Jakarta, bantuanhukum.or.id—Puluhan massa yang mengatasnamakan Indonesia Tanpa Militerisme melakukan aksi di depan istana negara pada senin 5 oktober 2015. Aksi yang dilakukan bertepatan dengan hari lahir tentara nasional indonesia ini menyikapi masalah perlunya reformasi TNI, tentara fokus pada pertahanan dan jangan masuk ranah sipil.
Beberapa tahun ini terlihat indikasi bangkitnya kembali militerisme dan politik orde baru, kenyataan yang berkembang dilapangan adalah kembali munculnya peran militer di berbagai bidang, ungkap Surya Anta selaku humas aksi. Tentara menjaga stasiun, memberikan penyuluhan KB, menjaga objek-objek vital, ikut mengamankan penggusuran, memberikan ceramah pada ospek mahasiswa, menguasai tanah-tanah para petani, masuk ke pabrik dan masih banyak lagi contoh lainnya, akibatnya terjadilah konflik kepentingan yang menyebabkan jatuhnya korban masyarakat sipil, misalnya dalam konflik agraria yang melibatkan perusahaan yang mendapatkan pengamanan dari TNI, imbuhnya.

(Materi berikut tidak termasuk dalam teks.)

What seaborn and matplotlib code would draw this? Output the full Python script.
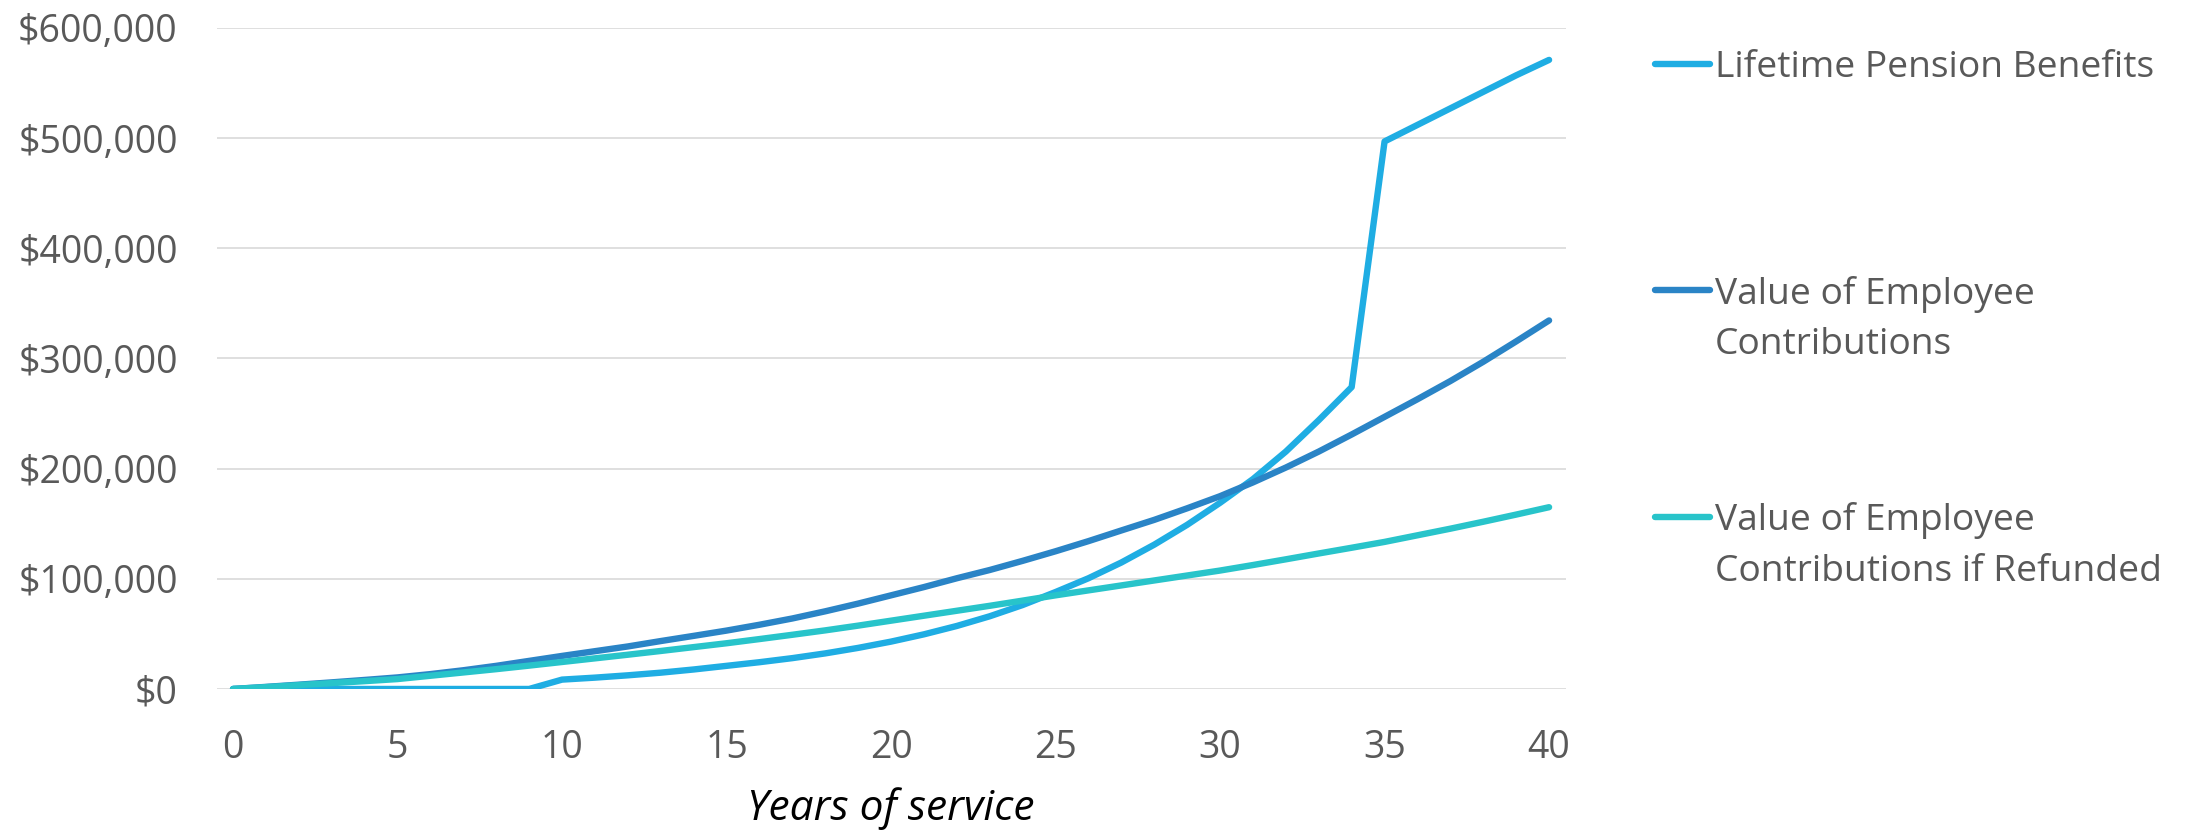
import numpy as np
import pandas as pd
import matplotlib
matplotlib.use("Agg")
import matplotlib.pyplot as plt
from matplotlib.lines import Line2D
from matplotlib.legend_handler import HandlerLine2D
from matplotlib.ticker import FuncFormatter, MultipleLocator
import seaborn as sns

# Years of service
years = list(range(0, 41))

# Lifetime pension benefits (USD); vesting after 10 years, jump at 35
pension_benefits = [
    0, 0, 0, 0, 0, 0, 0, 0, 0, 0,
    8500, 10300, 12400, 14800, 17700, 21000, 24300, 28000, 32300, 37300,
    43000, 49600, 57200, 66000, 76200, 88000, 100500, 114800, 131000, 149000,
    169000, 190500, 215500, 244000, 274000, 497000, 512000, 527000, 542000, 557000,
    571000,
]

# Value of employee contributions (USD)
contributions = [
    0, 1900, 3900, 6000, 8200, 10500, 13500, 17000, 21000, 25500,
    30000, 34300, 38600, 43500, 48200, 53000, 58300, 64000, 70500, 77500,
    85000, 92500, 100500, 108000, 116300, 125000, 134200, 143900, 153500, 164000,
    175000, 187500, 201000, 215500, 231000, 247000, 263000, 279500, 297000, 315500,
    334500,
]

# Value of employee contributions if refunded (USD)
refunded = [
    0, 1700, 3500, 5300, 7100, 9000, 12000, 15000, 18000, 21200,
    24500, 27800, 31100, 34500, 38000, 41500, 45300, 49200, 53200, 57500,
    62000, 66500, 71000, 75500, 80200, 85000, 89500, 94000, 98500, 103000,
    107500, 112500, 117700, 123000, 128200, 133500, 139500, 145500, 151800, 158300,
    165000,
]

series_names = [
    "Lifetime Pension Benefits",
    "Value of Employee Contributions",
    "Value of Employee Contributions if Refunded",
]
# Every label is two lines high so that the entries are evenly spaced
legend_labels = [
    "Lifetime Pension Benefits\n",
    "Value of Employee\nContributions",
    "Value of Employee\nContributions if Refunded",
]
colors = ["#1FADE3", "#2A84C6", "#28C4CA"]

df = pd.concat([
    pd.DataFrame({"year": years, "value": vals, "series": name})
    for name, vals in zip(series_names, [pension_benefits, contributions, refunded])
], ignore_index=True)

sns.set_theme(style="white")
plt.rcParams["font.family"] = ["Open Sans", "DejaVu Sans"]

fig = plt.figure(figsize=(21.92, 8.32), dpi=100)
ax = fig.add_axes([0.0988, 0.1719, 0.6154, 0.7945])

sns.lineplot(
    data=df, x="year", y="value", hue="series", hue_order=series_names,
    palette=colors, linewidth=4.6, legend=False, ax=ax,
    solid_capstyle="round", solid_joinstyle="round",
)

ax.set_xlim(-0.5, 40.5)
ax.set_ylim(0, 600000)
ax.xaxis.set_major_locator(MultipleLocator(5))
ax.yaxis.set_major_locator(MultipleLocator(100000))
ax.yaxis.set_major_formatter(FuncFormatter(lambda v, p: f"${v:,.0f}"))

ax.grid(axis="y", color="#D9D9D9", linewidth=1.2)
ax.grid(axis="x", visible=False)
ax.set_axisbelow(True)
for s in ax.spines.values():
    s.set_visible(False)

ax.tick_params(axis="both", length=0, labelsize=27, labelcolor="#595959")
ax.tick_params(axis="y", pad=28)
ax.tick_params(axis="x", pad=29)

ax.set_ylabel("")
ax.set_xlabel("Years of service", fontsize=30.5, style="italic", color="#000000", labelpad=14)


class FirstLineHandler(HandlerLine2D):
    """Places the legend line level with the first line of a two-line label."""

    def __init__(self, shift, **kw):
        super().__init__(**kw)
        self.shift = shift

    def create_artists(self, legend, orig_handle, xdescent, ydescent, width, height, fontsize, trans):
        artists = super().create_artists(legend, orig_handle, xdescent, ydescent,
                                         width, height, fontsize, trans)
        for a in artists:
            if isinstance(a, Line2D):
                a.set_ydata(np.asarray(a.get_ydata(), dtype=float) + self.shift)
        return artists


handles = ax.get_lines()[:3]
leg = ax.legend(
    handles, legend_labels,
    loc="upper left", bbox_to_anchor=(1657 / 2192 - 0.001, 1 - 50 / 832),
    bbox_transform=fig.transFigure,
    frameon=False, fontsize=26.7, labelcolor="#595959",
    handlelength=1.5, handletextpad=0.12, labelspacing=3.75, borderpad=0,
    borderaxespad=0,
    handler_map={h: FirstLineHandler(shift=21.5) for h in handles},
)
for t in leg.get_texts():
    t.set_linespacing(1.54)

fig.savefig("out.png", dpi=100, facecolor="white")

Indonesia Tanpa Militerisme menyikapi Kuatnya peran TNI di ranah sipil dimungkinkan dengan adanya penggelaran kekuatan TNI terutama Angkatan Darat dengan Struktur Komando Teritorial (Koter) yang menjangkau sampai ke tingkat desa. Undang-Undang Nomor 34 Tahun 2004 tentang TNI Penjelasan Pasal 11 Ayat (2) UU TNI menyatakan bahwa dalam pelaksanaan penggelaran kekuatan TNI, harus dihindari bentuk-bentuk organisasi yang dapat menjadi peluang bagi kepentingan politik praktis. Penggelarannya tidak selalu mengikuti struktur administrasi pemerintahan. Namun kebijakan Restrukturisasi dan Pembubaran Komando Teritorial tidak dilakukan dan malah melakukan penambahan KODAM di Papua.

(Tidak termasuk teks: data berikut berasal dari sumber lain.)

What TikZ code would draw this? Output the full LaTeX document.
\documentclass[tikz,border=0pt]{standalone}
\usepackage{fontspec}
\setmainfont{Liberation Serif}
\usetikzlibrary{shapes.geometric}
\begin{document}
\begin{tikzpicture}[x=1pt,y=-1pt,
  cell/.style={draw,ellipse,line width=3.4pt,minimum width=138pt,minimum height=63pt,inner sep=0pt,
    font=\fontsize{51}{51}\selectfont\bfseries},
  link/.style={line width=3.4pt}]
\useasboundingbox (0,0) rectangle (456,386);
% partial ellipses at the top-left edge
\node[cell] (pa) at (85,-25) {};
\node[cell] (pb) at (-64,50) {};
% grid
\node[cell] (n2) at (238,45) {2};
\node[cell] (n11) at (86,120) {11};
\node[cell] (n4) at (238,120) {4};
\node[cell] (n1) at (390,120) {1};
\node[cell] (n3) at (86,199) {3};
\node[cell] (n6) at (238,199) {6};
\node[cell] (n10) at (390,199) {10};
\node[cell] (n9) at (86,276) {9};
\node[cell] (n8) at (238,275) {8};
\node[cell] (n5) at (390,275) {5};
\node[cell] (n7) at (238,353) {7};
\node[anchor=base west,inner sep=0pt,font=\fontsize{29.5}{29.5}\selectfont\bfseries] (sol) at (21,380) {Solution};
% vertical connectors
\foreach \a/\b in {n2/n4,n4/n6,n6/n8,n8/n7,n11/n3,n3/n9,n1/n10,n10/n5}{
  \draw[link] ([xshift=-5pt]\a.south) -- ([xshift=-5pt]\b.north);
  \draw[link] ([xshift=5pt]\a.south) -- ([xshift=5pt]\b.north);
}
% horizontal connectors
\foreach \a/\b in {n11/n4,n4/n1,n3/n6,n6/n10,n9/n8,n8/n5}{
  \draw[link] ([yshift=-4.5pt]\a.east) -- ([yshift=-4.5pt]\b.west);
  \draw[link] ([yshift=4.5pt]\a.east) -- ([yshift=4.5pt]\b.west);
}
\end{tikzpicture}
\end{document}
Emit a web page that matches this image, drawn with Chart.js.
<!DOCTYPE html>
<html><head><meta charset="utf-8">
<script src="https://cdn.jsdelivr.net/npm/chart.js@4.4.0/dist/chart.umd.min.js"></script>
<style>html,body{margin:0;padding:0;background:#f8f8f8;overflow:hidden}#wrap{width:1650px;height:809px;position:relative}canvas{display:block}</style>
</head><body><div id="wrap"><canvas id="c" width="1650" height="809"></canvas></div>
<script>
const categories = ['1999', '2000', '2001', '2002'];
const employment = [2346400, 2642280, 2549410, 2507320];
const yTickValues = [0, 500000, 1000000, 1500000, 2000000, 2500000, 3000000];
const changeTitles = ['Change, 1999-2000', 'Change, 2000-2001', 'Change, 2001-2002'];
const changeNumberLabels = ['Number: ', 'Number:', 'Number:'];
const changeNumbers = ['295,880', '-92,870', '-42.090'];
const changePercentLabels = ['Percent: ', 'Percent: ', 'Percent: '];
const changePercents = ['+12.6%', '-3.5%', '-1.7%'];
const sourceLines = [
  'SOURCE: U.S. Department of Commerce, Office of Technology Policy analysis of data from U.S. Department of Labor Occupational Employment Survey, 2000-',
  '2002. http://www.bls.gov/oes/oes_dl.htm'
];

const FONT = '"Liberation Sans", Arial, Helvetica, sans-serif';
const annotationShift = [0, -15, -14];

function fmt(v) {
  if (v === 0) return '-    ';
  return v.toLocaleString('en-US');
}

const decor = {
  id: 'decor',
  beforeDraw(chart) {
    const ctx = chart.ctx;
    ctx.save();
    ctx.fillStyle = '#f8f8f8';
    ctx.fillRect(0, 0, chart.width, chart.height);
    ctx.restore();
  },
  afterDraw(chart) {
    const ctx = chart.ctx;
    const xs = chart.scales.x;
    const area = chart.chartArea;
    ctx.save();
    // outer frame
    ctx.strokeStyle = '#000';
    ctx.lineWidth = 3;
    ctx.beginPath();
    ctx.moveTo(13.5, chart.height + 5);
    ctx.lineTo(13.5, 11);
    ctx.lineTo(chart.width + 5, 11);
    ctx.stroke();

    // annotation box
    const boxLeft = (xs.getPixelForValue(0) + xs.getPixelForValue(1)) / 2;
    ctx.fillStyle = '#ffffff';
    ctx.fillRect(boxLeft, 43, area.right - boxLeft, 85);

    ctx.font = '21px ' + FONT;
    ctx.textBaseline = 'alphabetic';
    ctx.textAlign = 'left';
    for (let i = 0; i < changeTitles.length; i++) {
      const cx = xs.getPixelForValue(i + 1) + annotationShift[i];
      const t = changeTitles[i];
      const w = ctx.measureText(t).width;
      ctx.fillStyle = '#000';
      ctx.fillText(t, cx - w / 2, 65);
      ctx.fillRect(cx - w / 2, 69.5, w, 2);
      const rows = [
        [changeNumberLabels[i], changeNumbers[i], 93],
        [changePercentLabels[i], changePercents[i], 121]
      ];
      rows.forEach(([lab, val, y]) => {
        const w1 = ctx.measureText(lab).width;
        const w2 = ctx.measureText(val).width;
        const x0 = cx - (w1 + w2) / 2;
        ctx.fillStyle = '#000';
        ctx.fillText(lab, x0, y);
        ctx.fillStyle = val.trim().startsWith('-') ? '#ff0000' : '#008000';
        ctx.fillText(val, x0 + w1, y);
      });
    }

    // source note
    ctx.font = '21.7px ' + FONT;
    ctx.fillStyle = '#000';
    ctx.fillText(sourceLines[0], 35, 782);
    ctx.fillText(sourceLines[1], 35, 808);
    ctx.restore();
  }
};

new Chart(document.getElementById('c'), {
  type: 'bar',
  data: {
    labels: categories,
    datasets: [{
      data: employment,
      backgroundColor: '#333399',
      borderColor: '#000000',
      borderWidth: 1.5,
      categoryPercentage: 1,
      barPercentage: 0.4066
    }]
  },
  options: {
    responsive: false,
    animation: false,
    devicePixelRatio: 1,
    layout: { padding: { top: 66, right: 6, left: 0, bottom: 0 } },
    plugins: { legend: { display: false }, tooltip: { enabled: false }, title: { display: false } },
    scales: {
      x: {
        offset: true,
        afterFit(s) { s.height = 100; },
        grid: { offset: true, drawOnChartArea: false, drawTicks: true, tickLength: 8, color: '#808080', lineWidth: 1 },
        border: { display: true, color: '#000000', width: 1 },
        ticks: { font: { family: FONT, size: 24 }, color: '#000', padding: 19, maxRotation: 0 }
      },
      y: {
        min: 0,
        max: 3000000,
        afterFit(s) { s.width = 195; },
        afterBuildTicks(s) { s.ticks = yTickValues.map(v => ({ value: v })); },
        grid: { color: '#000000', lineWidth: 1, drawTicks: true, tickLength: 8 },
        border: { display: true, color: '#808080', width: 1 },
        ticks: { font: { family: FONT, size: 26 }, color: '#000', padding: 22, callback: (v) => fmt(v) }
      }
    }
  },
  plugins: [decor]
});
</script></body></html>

militer yang cenderung melabrak aturan tersebut karena adanya impunitas sebagai akibat dari belum adanya reformasinya sistem peradilan militer. Militer melakukan kejahatan pidana umum seperti korupsi tidak dapat dijangkau oleh institusi penegak hukum sipil baik Polisi, Kejaksaan, maupun KPK. Sebagai sebuah sistem peradilan, mekanisme dalam peradilan militer tidak memenuhi kaidah-kaidah prinsip peradilan yang baik. Padahal reformasi peradilan militer sudah diamanatkan dalam UU TNI pasal 65 ayat 2. Selama reformasi peradilan militer belum dilakukan, selama itu pula bisa dikatakan bahwa reformasi TNI belum selesai.

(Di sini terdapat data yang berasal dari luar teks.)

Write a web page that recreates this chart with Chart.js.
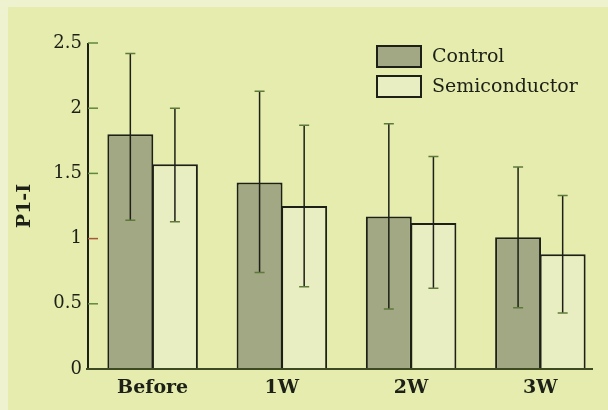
<!DOCTYPE html>
<html>
<head>
<meta charset="utf-8">
<script src="https://cdn.jsdelivr.net/npm/chart.js@4/dist/chart.umd.min.js"></script>
<style>
  html, body { margin: 0; padding: 0; background: #e5ecae; }
  #wrap { width: 608px; height: 410px; }
</style>
</head>
<body>
<div id="wrap"><canvas id="barChart" width="608" height="410"></canvas></div>
<script>
// values
const categories = ['Before', '1W', '2W', '3W'];
const control = [1.80, 1.43, 1.17, 1.01];
const controlHigh = [2.42, 2.13, 1.88, 1.55];
const controlLow = [1.14, 0.74, 0.46, 0.47];
const semi = [1.57, 1.25, 1.12, 0.88];
const semiHigh = [2.00, 1.87, 1.63, 1.33];
const semiLow = [1.13, 0.63, 0.62, 0.43];
const yTicks = [0, 0.5, 1, 1.5, 2, 2.5];

const serif = "'DejaVu Serif', 'Liberation Serif', serif";
const ink = '#1c2016';

// paper colour + lighter scan edge
const paperBg = {
    id: 'paperBg',
    beforeDraw(chart) {
        const ctx = chart.ctx;
        ctx.save();
        ctx.fillStyle = '#e5ecae';
        ctx.fillRect(0, 0, chart.width, chart.height);
        ctx.fillStyle = '#eef2cf';
        ctx.fillRect(0, 0, 8, chart.height);
        ctx.fillRect(0, 0, chart.width, 7);
        ctx.restore();
    }
};

// error bars from the high/low arrays
const errorBars = {
    id: 'errorBars',
    afterDatasetsDraw(chart) {
        const ctx = chart.ctx;
        const y = chart.scales.y;
        const highs = [controlHigh, semiHigh];
        const lows = [controlLow, semiLow];
        ctx.save();
        chart.data.datasets.forEach((ds, d) => {
            chart.getDatasetMeta(d).data.forEach((bar, i) => {
                const top = y.getPixelForValue(highs[d][i]);
                const bot = y.getPixelForValue(lows[d][i]);
                ctx.strokeStyle = ink;
                ctx.lineWidth = 1.5;
                ctx.beginPath();
                ctx.moveTo(bar.x, top);
                ctx.lineTo(bar.x, bot);
                ctx.stroke();
                ctx.strokeStyle = '#5d7a3a';
                ctx.lineWidth = 1.5;
                ctx.beginPath();
                ctx.moveTo(bar.x - 5, top);
                ctx.lineTo(bar.x + 5, top);
                ctx.moveTo(bar.x - 5, bot);
                ctx.lineTo(bar.x + 5, bot);
                ctx.stroke();
            });
        });
        ctx.restore();
    }
};

// axis lines, inward ticks, legend in the top right corner
const decorations = {
    id: 'decorations',
    afterDraw(chart) {
        const ctx = chart.ctx;
        const area = chart.chartArea;
        const y = chart.scales.y;
        ctx.save();
        ctx.strokeStyle = ink;
        ctx.lineWidth = 2;
        ctx.beginPath();
        ctx.moveTo(area.left, area.top);
        ctx.lineTo(area.left, area.bottom);
        ctx.stroke();
        ctx.strokeStyle = '#3d4a22';
        ctx.beginPath();
        ctx.moveTo(area.left - 2, area.bottom);
        ctx.lineTo(area.right - 12, area.bottom);
        ctx.stroke();

        ctx.lineWidth = 1.5;
        y.ticks.forEach((t, i) => {
            if (t.value === 0) return;
            const py = y.getPixelForTick(i);
            ctx.strokeStyle = t.value === 1 ? '#a5573a' : '#5d8a3a';
            ctx.beginPath();
            ctx.moveTo(area.left, py);
            ctx.lineTo(area.left + 10, py);
            ctx.stroke();
        });

        const lx = 377, ly = [46, 76];
        chart.data.datasets.forEach((ds, d) => {
            ctx.fillStyle = ds.backgroundColor;
            ctx.fillRect(lx, ly[d], 44, 21);
            ctx.strokeStyle = ink;
            ctx.lineWidth = 2;
            ctx.strokeRect(lx, ly[d], 44, 21);
            ctx.fillStyle = ink;
            ctx.font = '19px ' + serif;
            ctx.textBaseline = 'middle';
            ctx.textAlign = 'left';
            ctx.fillText(ds.label, lx + 55, ly[d] + 11);
        });
        ctx.restore();
    }
};

const data = {
    labels: categories,
    datasets: [{
        label: 'Control',
        data: control,
        backgroundColor: '#a2a784',
        borderColor: ink,
        borderWidth: 2,
        borderSkipped: 'bottom'
    }, {
        label: 'Semiconductor',
        data: semi,
        backgroundColor: '#e9edc2',
        borderColor: ink,
        borderWidth: 2,
        borderSkipped: 'bottom'
    }]
};

const config = {
    type: 'bar',
    data: data,
    options: {
        responsive: false,
        animation: false,
        layout: { padding: { top: 43, right: 3, left: 0, bottom: 0 } },
        plugins: {
            legend: { display: false },
            tooltip: { enabled: false }
        },
        datasets: {
            bar: { categoryPercentage: 0.69, barPercentage: 1.03 }
        },
        scales: {
            x: {
                grid: { display: false, drawTicks: false },
                border: { display: false },
                ticks: {
                    color: ink,
                    padding: 8,
                    font: { family: serif, size: 19, weight: 'bold' }
                },
                afterFit(scale) { scale.height = 41; }
            },
            y: {
                min: 0,
                max: 2.5,
                afterBuildTicks(scale) {
                    scale.ticks = yTicks.map(v => ({ value: v }));
                },
                grid: { display: false, drawTicks: false },
                border: { display: false },
                ticks: {
                    color: ink,
                    padding: 6,
                    font: { family: serif, size: 18 },
                    callback: (v) => String(v)
                },
                title: {
                    display: true,
                    text: 'P1-I',
                    color: ink,
                    padding: { top: 14, bottom: 0 },
                    font: { family: serif, size: 19, weight: 'bold' }
                },
                afterFit(scale) { scale.width = 88; }
            }
        }
    },
    plugins: [paperBg, errorBars, decorations]
};

const barChart = new Chart(document.getElementById('barChart').getContext('2d'), config);
</script>
</body>
</html>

Selain permasalahan diatas, menguatnya militerisme juga diindikasikan dengan masuknya undang-undang yang kontroversial dan berpotensi mengancam kehidupan demokrasi kedalam Prolegnas 2015-2019 yakni RUU Rahasia Negara dan RUU Kamnas. RUU Rahasia negara bersifat karet sehingga berpotensi menghancurkan sendi-sendi kehidupan demokrasi khususnya kebebasan pers, menghambat pemberantasan korupsi dan penegakan HAM. RUU Kamnas masih mengidentifikasikan warga negara yang kritis sebagai ancaman keamanan nasional. Hal ini tentu akan mengembalikan tata sistem keamanan seperti pada masa Orde Baru
Melihat kondisi yang demikian maka Indonesia Tanpa Militerisme Menuntut dan menyerukan pernyataan sikap:
1. Cabut UU dan RUU yang anti terhadap Demokrasi: UU Penanggulangan Konflik Sosial, UU Ormas, UU Intelejen, RUU Keamanan Nasional, dsb
2. Pemerintah mengevalusi dan mencabut MoU TNI yang bertentangan dengan Undang-Undang.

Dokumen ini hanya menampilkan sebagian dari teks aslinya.